Task brief: Transcribe the material in full. Nothing should differ except that the pictures are left out.

Data extract:
>> START
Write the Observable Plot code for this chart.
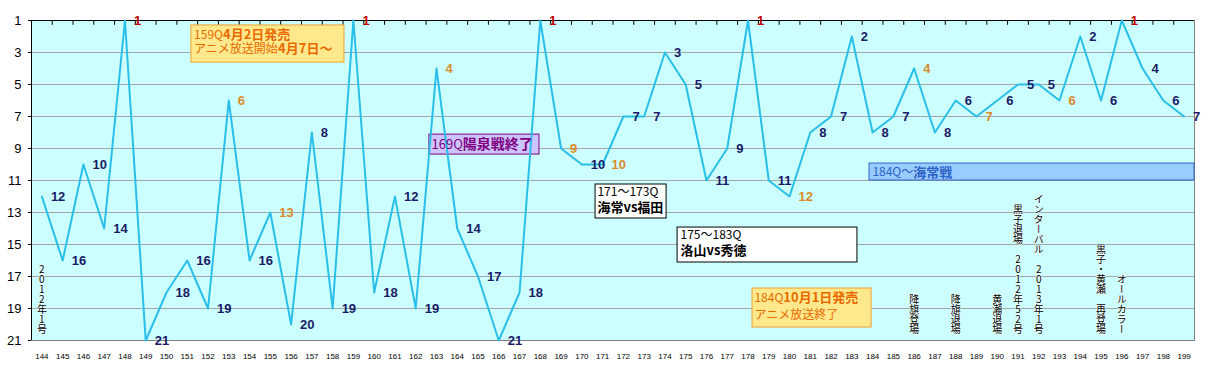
<!DOCTYPE html>
<html>
<head>
<meta charset="utf-8">
<script src="https://cdn.jsdelivr.net/npm/d3@7"></script>
<script src="https://cdn.jsdelivr.net/npm/@observablehq/plot@0.6"></script>
<style>
  body { margin: 0; background: #ffffff; }
  #chart svg { display: block; }
</style>
</head>
<body>
<div id="chart"></div>
<script>
// ---- data ----
const issues = [144,145,146,147,148,149,150,151,152,153,154,155,156,157,158,159,160,161,162,163,164,165,166,167,168,169,170,171,172,173,174,175,176,177,178,179,180,181,182,183,184,185,186,187,188,189,190,191,192,193,194,195,196,197,198,199];
const ranks  = [12,16,10,14,1,21,18,16,19,6,16,13,20,8,19,1,18,12,19,4,14,17,21,18,1,9,10,10,7,7,3,5,11,9,1,11,12,8,7,2,8,7,4,8,6,7,6,5,5,6,2,6,1,4,6,7];
const orangeIssues = [153,155,163,169,171,180,186,189,193];
const yTicks = [1,3,5,7,9,11,13,15,17,19,21];
const gridRanks = [3,5,7,9,11,13,15,17,19];
const boundaries = issues.slice(0, -1).map(d => d + 0.5);

const notes = [
  {issue: 144, text: "2012年1号"},
  {issue: 186, text: "降旗登場"},
  {issue: 188, text: "降旗退場"},
  {issue: 190, text: "黄瀬退場"},
  {issue: 191, text: "黒子退場　2012年52号"},
  {issue: 192, text: "インターバル　2013年1号"},
  {issue: 195, text: "黒子・黄瀬　再登場"},
  {issue: 196, text: "オールカラー"}
];

// annotation boxes (data coordinates)
const boxes = [
  {x1: 151.2,  x2: 158.57, y1: 1.31,  y2: 3.63,  kind: "release"},
  {x1: 162.66, x2: 167.96, y1: 8.13,  y2: 9.38,  kind: "event"},
  {x1: 170.66, x2: 174.08, y1: 11.25, y2: 13.375, kind: "match"},
  {x1: 174.61, x2: 183.27, y1: 13.94, y2: 16.125, kind: "match"},
  {x1: 178.22, x2: 183.95, y1: 17.75, y2: 20.19, kind: "release"},
  {x1: 183.85, x2: 199.5,  y1: 9.94,  y2: 11.0,  kind: "arc"}
];
const boxLines = [
  {x: 151.33, y: 1.9,   kind: "release", size: 12, parts: [["159Q", false], ["4月2日発売", true]]},
  {x: 151.33, y: 2.8,   kind: "release", size: 12, parts: [["アニメ放送開始", false], ["4月7日〜", true]]},
  {x: 162.76, y: 8.75,  kind: "event",   size: 13, parts: [["169Q", false], ["陽泉戦終了", true]]},
  {x: 170.75, y: 11.72, kind: "match",   size: 12, parts: [["171〜173Q", false]]},
  {x: 170.75, y: 12.72, kind: "match",   size: 12, parts: [["海常vs福田", true]]},
  {x: 174.75, y: 14.42, kind: "match",   size: 12, parts: [["175〜183Q", false]]},
  {x: 174.75, y: 15.42, kind: "match",   size: 12, parts: [["洛山vs秀徳", true]]},
  {x: 178.31, y: 18.33, kind: "release", size: 12, parts: [["184Q", false], ["10月1日発売", true]]},
  {x: 178.31, y: 19.4,  kind: "release", size: 12, parts: [["アニメ放送終了", false]]},
  {x: 183.99, y: 10.5,  kind: "arc",     size: 12, parts: [["184Q〜", false], ["海常戦", true]]}
];

// ---- styles ----
const boxStyle = {
  release: {fill: "#ffe98c", stroke: "#f0a030", text: "#e86a00"},
  event:   {fill: "#ccc4ff", stroke: "#800080", text: "#800080"},
  match:   {fill: "#ffffff", stroke: "#000000", text: "#000000"},
  arc:     {fill: "#99ccff", stroke: "#3366cc", text: "#2a62c8"}
};
const CJK = "'Noto Sans CJK JP', 'Noto Sans', sans-serif";
const LAT = "'Liberation Sans', Arial, sans-serif";

const data = issues.map((issue, i) => ({issue, rank: ranks[i]}));
const labelColor = d => d.rank === 1 ? "#c00000" : (orangeIssues.includes(d.issue) ? "#d98b2b" : "#1a1a66");

// measure text widths for mixed-weight lines
const ctx = document.createElement("canvas").getContext("2d");
function measure(text, bold, size) {
  ctx.font = `${bold ? "bold " : ""}${size}px ${CJK}`;
  return ctx.measureText(text).width;
}
const segMarks = [];
for (const line of boxLines) {
  let off = 0;
  for (const [text, bold] of line.parts) {
    const size = bold ? line.size + 1 : line.size;
    segMarks.push(Plot.text([line], {
      x: "x", y: "y", text: () => text, dx: off,
      textAnchor: "start", fontSize: size, fontWeight: bold ? "bold" : "normal",
      fontFamily: CJK, fill: boxStyle[line.kind].text
    }));
    off += measure(text, bold, size);
  }
}

const boxMarks = Object.keys(boxStyle).map(kind =>
  Plot.rect(boxes.filter(b => b.kind === kind), {
    x1: "x1", x2: "x2", y1: "y1", y2: "y2",
    fill: boxStyle[kind].fill, stroke: boxStyle[kind].stroke, strokeWidth: 1
  })
);

const chart = Plot.plot({
  width: 1208,
  height: 378,
  marginTop: 20,
  marginBottom: 38,
  marginLeft: 31,
  marginRight: 14,
  style: {background: "#ffffff", fontFamily: LAT, color: "#000"},
  x: {domain: [143.5, 199.5], axis: null},
  y: {domain: [1, 21], reverse: true, axis: null},
  marks: [
    Plot.frame({fill: "#ccffff", stroke: "#808080"}),
    Plot.ruleY(gridRanks, {stroke: "#a6a6a6"}),
    Plot.text(notes, {
      x: "issue", y: () => 21, text: "text", textAnchor: "end", dy: -10,
      fontSize: 10, fontFamily: CJK, fill: "#000", stroke: "#f4ffff", strokeWidth: 1,
      ariaDescription: "vertical-notes"
    }),
    Plot.ruleY([1], {stroke: "#000"}),
    Plot.ruleX([143.5], {stroke: "#000"}),
    Plot.ruleX(boundaries, {y1: 1, y2: 1.3, stroke: "#000"}),
    Plot.axisY({ticks: yTicks, tickSize: 3, tickPadding: 7, fontSize: 13, tickFormat: d => String(d), label: null, stroke: "#000"}),
    Plot.axisX({anchor: "bottom", ticks: issues, tickSize: 0, tickPadding: 13, fontSize: 8, tickFormat: d => String(d), label: null}),
    ...boxMarks,
    Plot.line(data, {x: "issue", y: "rank", stroke: "#29bfe8", strokeWidth: 2}),
    Plot.text(data, {
      x: "issue", y: "rank", text: d => String(d.rank), fill: labelColor,
      textAnchor: "start", dx: 9, fontSize: 13, fontWeight: "bold", fontFamily: LAT
    }),
    ...segMarks
  ]
});

// vertical writing for the notes
d3.select(chart).selectAll("g[aria-description='vertical-notes'] text")
  .style("writing-mode", "vertical-rl")
  .style("text-orientation", "upright");

document.getElementById("chart").appendChild(chart);
</script>
</body>
</html>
>> END
Final answer:
Write the Observable Plot code for this chart.
<!DOCTYPE html>
<html>
<head>
<meta charset="utf-8">
<script src="https://cdn.jsdelivr.net/npm/d3@7"></script>
<script src="https://cdn.jsdelivr.net/npm/@observablehq/plot@0.6"></script>
<style>
  body { margin: 0; background: #ffffff; }
  #chart svg { display: block; }
</style>
</head>
<body>
<div id="chart"></div>
<script>
// ---- data ----
const issues = [144,145,146,147,148,149,150,151,152,153,154,155,156,157,158,159,160,161,162,163,164,165,166,167,168,169,170,171,172,173,174,175,176,177,178,179,180,181,182,183,184,185,186,187,188,189,190,191,192,193,194,195,196,197,198,199];
const ranks  = [12,16,10,14,1,21,18,16,19,6,16,13,20,8,19,1,18,12,19,4,14,17,21,18,1,9,10,10,7,7,3,5,11,9,1,11,12,8,7,2,8,7,4,8,6,7,6,5,5,6,2,6,1,4,6,7];
const orangeIssues = [153,155,163,169,171,180,186,189,193];
const yTicks = [1,3,5,7,9,11,13,15,17,19,21];
const gridRanks = [3,5,7,9,11,13,15,17,19];
const boundaries = issues.slice(0, -1).map(d => d + 0.5);

const notes = [
  {issue: 144, text: "2012年1号"},
  {issue: 186, text: "降旗登場"},
  {issue: 188, text: "降旗退場"},
  {issue: 190, text: "黄瀬退場"},
  {issue: 191, text: "黒子退場　2012年52号"},
  {issue: 192, text: "インターバル　2013年1号"},
  {issue: 195, text: "黒子・黄瀬　再登場"},
  {issue: 196, text: "オールカラー"}
];

// annotation boxes (data coordinates)
const boxes = [
  {x1: 151.2,  x2: 158.57, y1: 1.31,  y2: 3.63,  kind: "release"},
  {x1: 162.66, x2: 167.96, y1: 8.13,  y2: 9.38,  kind: "event"},
  {x1: 170.66, x2: 174.08, y1: 11.25, y2: 13.375, kind: "match"},
  {x1: 174.61, x2: 183.27, y1: 13.94, y2: 16.125, kind: "match"},
  {x1: 178.22, x2: 183.95, y1: 17.75, y2: 20.19, kind: "release"},
  {x1: 183.85, x2: 199.5,  y1: 9.94,  y2: 11.0,  kind: "arc"}
];
const boxLines = [
  {x: 151.33, y: 1.9,   kind: "release", size: 12, parts: [["159Q", false], ["4月2日発売", true]]},
  {x: 151.33, y: 2.8,   kind: "release", size: 12, parts: [["アニメ放送開始", false], ["4月7日〜", true]]},
  {x: 162.76, y: 8.75,  kind: "event",   size: 13, parts: [["169Q", false], ["陽泉戦終了", true]]},
  {x: 170.75, y: 11.72, kind: "match",   size: 12, parts: [["171〜173Q", false]]},
  {x: 170.75, y: 12.72, kind: "match",   size: 12, parts: [["海常vs福田", true]]},
  {x: 174.75, y: 14.42, kind: "match",   size: 12, parts: [["175〜183Q", false]]},
  {x: 174.75, y: 15.42, kind: "match",   size: 12, parts: [["洛山vs秀徳", true]]},
  {x: 178.31, y: 18.33, kind: "release", size: 12, parts: [["184Q", false], ["10月1日発売", true]]},
  {x: 178.31, y: 19.4,  kind: "release", size: 12, parts: [["アニメ放送終了", false]]},
  {x: 183.99, y: 10.5,  kind: "arc",     size: 12, parts: [["184Q〜", false], ["海常戦", true]]}
];

// ---- styles ----
const boxStyle = {
  release: {fill: "#ffe98c", stroke: "#f0a030", text: "#e86a00"},
  event:   {fill: "#ccc4ff", stroke: "#800080", text: "#800080"},
  match:   {fill: "#ffffff", stroke: "#000000", text: "#000000"},
  arc:     {fill: "#99ccff", stroke: "#3366cc", text: "#2a62c8"}
};
const CJK = "'Noto Sans CJK JP', 'Noto Sans', sans-serif";
const LAT = "'Liberation Sans', Arial, sans-serif";

const data = issues.map((issue, i) => ({issue, rank: ranks[i]}));
const labelColor = d => d.rank === 1 ? "#c00000" : (orangeIssues.includes(d.issue) ? "#d98b2b" : "#1a1a66");

// measure text widths for mixed-weight lines
const ctx = document.createElement("canvas").getContext("2d");
function measure(text, bold, size) {
  ctx.font = `${bold ? "bold " : ""}${size}px ${CJK}`;
  return ctx.measureText(text).width;
}
const segMarks = [];
for (const line of boxLines) {
  let off = 0;
  for (const [text, bold] of line.parts) {
    const size = bold ? line.size + 1 : line.size;
    segMarks.push(Plot.text([line], {
      x: "x", y: "y", text: () => text, dx: off,
      textAnchor: "start", fontSize: size, fontWeight: bold ? "bold" : "normal",
      fontFamily: CJK, fill: boxStyle[line.kind].text
    }));
    off += measure(text, bold, size);
  }
}

const boxMarks = Object.keys(boxStyle).map(kind =>
  Plot.rect(boxes.filter(b => b.kind === kind), {
    x1: "x1", x2: "x2", y1: "y1", y2: "y2",
    fill: boxStyle[kind].fill, stroke: boxStyle[kind].stroke, strokeWidth: 1
  })
);

const chart = Plot.plot({
  width: 1208,
  height: 378,
  marginTop: 20,
  marginBottom: 38,
  marginLeft: 31,
  marginRight: 14,
  style: {background: "#ffffff", fontFamily: LAT, color: "#000"},
  x: {domain: [143.5, 199.5], axis: null},
  y: {domain: [1, 21], reverse: true, axis: null},
  marks: [
    Plot.frame({fill: "#ccffff", stroke: "#808080"}),
    Plot.ruleY(gridRanks, {stroke: "#a6a6a6"}),
    Plot.text(notes, {
      x: "issue", y: () => 21, text: "text", textAnchor: "end", dy: -10,
      fontSize: 10, fontFamily: CJK, fill: "#000", stroke: "#f4ffff", strokeWidth: 1,
      ariaDescription: "vertical-notes"
    }),
    Plot.ruleY([1], {stroke: "#000"}),
    Plot.ruleX([143.5], {stroke: "#000"}),
    Plot.ruleX(boundaries, {y1: 1, y2: 1.3, stroke: "#000"}),
    Plot.axisY({ticks: yTicks, tickSize: 3, tickPadding: 7, fontSize: 13, tickFormat: d => String(d), label: null, stroke: "#000"}),
    Plot.axisX({anchor: "bottom", ticks: issues, tickSize: 0, tickPadding: 13, fontSize: 8, tickFormat: d => String(d), label: null}),
    ...boxMarks,
    Plot.line(data, {x: "issue", y: "rank", stroke: "#29bfe8", strokeWidth: 2}),
    Plot.text(data, {
      x: "issue", y: "rank", text: d => String(d.rank), fill: labelColor,
      textAnchor: "start", dx: 9, fontSize: 13, fontWeight: "bold", fontFamily: LAT
    }),
    ...segMarks
  ]
});

// vertical writing for the notes
d3.select(chart).selectAll("g[aria-description='vertical-notes'] text")
  .style("writing-mode", "vertical-rl")
  .style("text-orientation", "upright");

document.getElementById("chart").appendChild(chart);
</script>
</body>
</html>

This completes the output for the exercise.